- _INFORMATION SHOWN_:
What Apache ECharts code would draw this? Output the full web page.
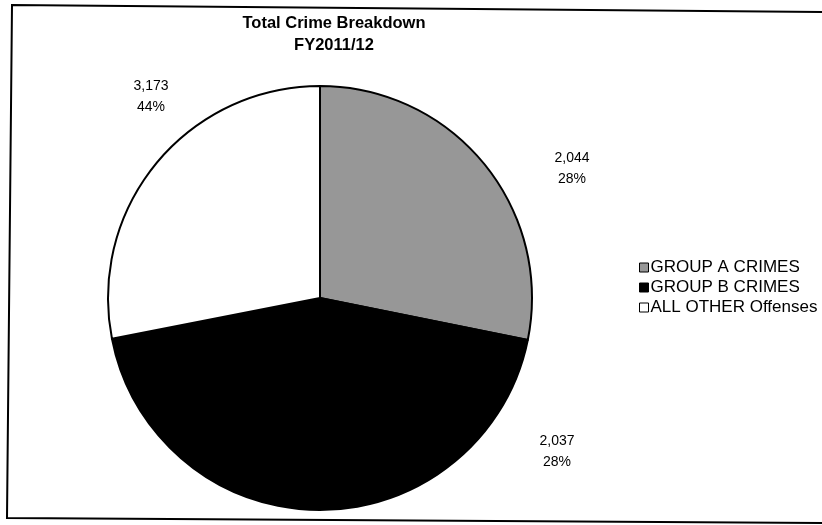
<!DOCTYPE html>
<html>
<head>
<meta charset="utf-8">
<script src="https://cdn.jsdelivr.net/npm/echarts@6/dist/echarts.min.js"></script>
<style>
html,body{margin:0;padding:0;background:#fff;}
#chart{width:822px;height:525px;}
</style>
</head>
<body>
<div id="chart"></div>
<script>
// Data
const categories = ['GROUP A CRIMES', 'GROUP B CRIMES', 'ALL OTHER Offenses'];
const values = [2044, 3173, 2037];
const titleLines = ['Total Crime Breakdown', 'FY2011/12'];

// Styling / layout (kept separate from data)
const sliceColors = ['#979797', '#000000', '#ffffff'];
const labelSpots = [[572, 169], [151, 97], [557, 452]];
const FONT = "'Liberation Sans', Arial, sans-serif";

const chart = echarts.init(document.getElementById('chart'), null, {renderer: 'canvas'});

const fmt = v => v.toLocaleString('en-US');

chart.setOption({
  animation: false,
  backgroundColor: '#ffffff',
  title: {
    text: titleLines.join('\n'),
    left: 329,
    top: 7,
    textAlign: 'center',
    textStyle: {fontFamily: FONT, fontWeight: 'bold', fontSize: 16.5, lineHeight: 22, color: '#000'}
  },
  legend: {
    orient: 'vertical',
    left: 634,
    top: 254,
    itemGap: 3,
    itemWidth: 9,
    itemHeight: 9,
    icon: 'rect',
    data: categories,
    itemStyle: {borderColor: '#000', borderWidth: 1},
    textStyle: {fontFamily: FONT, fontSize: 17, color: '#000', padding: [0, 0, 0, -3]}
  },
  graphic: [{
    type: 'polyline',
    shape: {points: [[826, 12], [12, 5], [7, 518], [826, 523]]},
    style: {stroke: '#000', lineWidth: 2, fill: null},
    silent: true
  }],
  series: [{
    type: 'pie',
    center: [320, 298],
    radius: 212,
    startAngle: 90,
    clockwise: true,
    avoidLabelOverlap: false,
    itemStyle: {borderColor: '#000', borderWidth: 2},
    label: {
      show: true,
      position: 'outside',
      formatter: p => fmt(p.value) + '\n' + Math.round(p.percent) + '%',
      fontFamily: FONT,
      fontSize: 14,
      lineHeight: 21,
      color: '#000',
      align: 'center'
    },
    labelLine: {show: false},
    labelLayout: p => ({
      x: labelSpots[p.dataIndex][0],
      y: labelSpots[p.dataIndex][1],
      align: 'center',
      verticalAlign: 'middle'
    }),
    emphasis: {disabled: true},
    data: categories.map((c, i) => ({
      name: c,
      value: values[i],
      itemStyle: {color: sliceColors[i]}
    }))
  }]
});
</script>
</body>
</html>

- _CHALLENGE_:
Copy out the whole listing exactly, and don't carry over any pictures.

- _ANSWER TO THE TASK_:
What Apache ECharts code would draw this? Output the full web page.
<!DOCTYPE html>
<html>
<head>
<meta charset="utf-8">
<script src="https://cdn.jsdelivr.net/npm/echarts@6/dist/echarts.min.js"></script>
<style>
html,body{margin:0;padding:0;background:#fff;}
#chart{width:822px;height:525px;}
</style>
</head>
<body>
<div id="chart"></div>
<script>
// Data
const categories = ['GROUP A CRIMES', 'GROUP B CRIMES', 'ALL OTHER Offenses'];
const values = [2044, 3173, 2037];
const titleLines = ['Total Crime Breakdown', 'FY2011/12'];

// Styling / layout (kept separate from data)
const sliceColors = ['#979797', '#000000', '#ffffff'];
const labelSpots = [[572, 169], [151, 97], [557, 452]];
const FONT = "'Liberation Sans', Arial, sans-serif";

const chart = echarts.init(document.getElementById('chart'), null, {renderer: 'canvas'});

const fmt = v => v.toLocaleString('en-US');

chart.setOption({
  animation: false,
  backgroundColor: '#ffffff',
  title: {
    text: titleLines.join('\n'),
    left: 329,
    top: 7,
    textAlign: 'center',
    textStyle: {fontFamily: FONT, fontWeight: 'bold', fontSize: 16.5, lineHeight: 22, color: '#000'}
  },
  legend: {
    orient: 'vertical',
    left: 634,
    top: 254,
    itemGap: 3,
    itemWidth: 9,
    itemHeight: 9,
    icon: 'rect',
    data: categories,
    itemStyle: {borderColor: '#000', borderWidth: 1},
    textStyle: {fontFamily: FONT, fontSize: 17, color: '#000', padding: [0, 0, 0, -3]}
  },
  graphic: [{
    type: 'polyline',
    shape: {points: [[826, 12], [12, 5], [7, 518], [826, 523]]},
    style: {stroke: '#000', lineWidth: 2, fill: null},
    silent: true
  }],
  series: [{
    type: 'pie',
    center: [320, 298],
    radius: 212,
    startAngle: 90,
    clockwise: true,
    avoidLabelOverlap: false,
    itemStyle: {borderColor: '#000', borderWidth: 2},
    label: {
      show: true,
      position: 'outside',
      formatter: p => fmt(p.value) + '\n' + Math.round(p.percent) + '%',
      fontFamily: FONT,
      fontSize: 14,
      lineHeight: 21,
      color: '#000',
      align: 'center'
    },
    labelLine: {show: false},
    labelLayout: p => ({
      x: labelSpots[p.dataIndex][0],
      y: labelSpots[p.dataIndex][1],
      align: 'center',
      verticalAlign: 'middle'
    }),
    emphasis: {disabled: true},
    data: categories.map((c, i) => ({
      name: c,
      value: values[i],
      itemStyle: {color: sliceColors[i]}
    }))
  }]
});
</script>
</body>
</html>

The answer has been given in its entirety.